The existence of a value premium—the difference in returns between high book-to-market stocks and low book-to-market stocks—has been well-documented. However, there’s a major controversy as to its source.
Some believe it can be explained by risk—that value stocks are the stocks of riskier companies. On the other hand, behavioralists believe the premium results from pricing mistakes—that investors tend to persistently overprice growth stocks and underprice value stocks.
Digging Into The Research
Recently, I was discussing this puzzle with a friend, which led me to dig into my files to review the literature. Among the papers I thought were of interest was “The Value Premium and Economic Activity: Long-run Evidence from the United States.”
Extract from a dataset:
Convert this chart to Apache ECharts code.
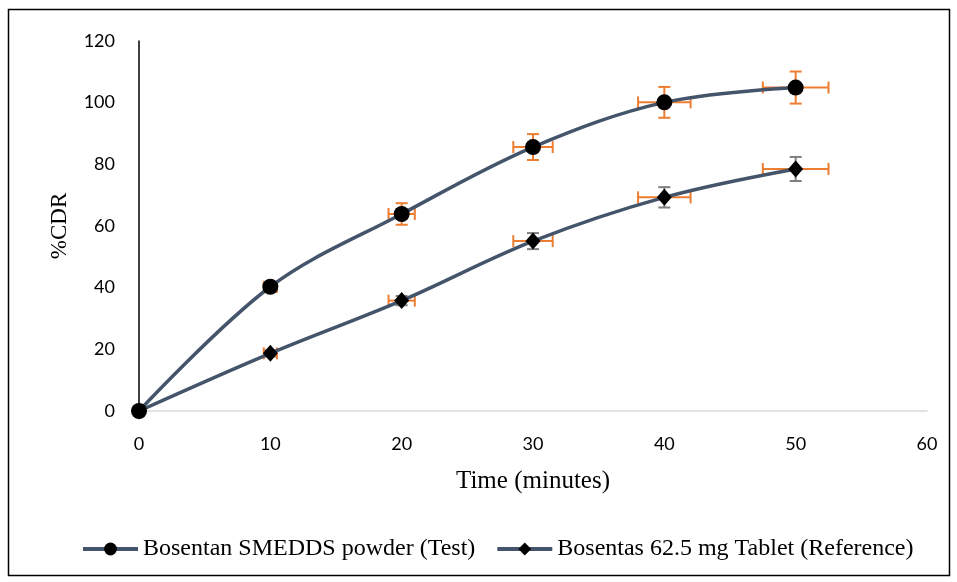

To test the validity of the risk-based explanation, the authors examined the relationship between the value premium and different macroeconomic variables, such as industrial production, inflation, money supply and interest rates. The study—by Angela Black, Bin Mao and David McMillan—covered the period from 1959 through 2005. Following is a summary of the authors’ findings.
First, in a period of economic expansion when industrial production is rising, value stocks become less risky relative to growth stocks. Thus, the price of value stocks increases more than growth stocks. The result is that the spread between the high book-to-market and low book-to-market stocks narrows and the value premium declines.
In bad times, value stocks become more riskier relative to growth stocks. The result is that the price of value stocks decreases faster than growth stocks, and the value premium increases (a sign of increased risk).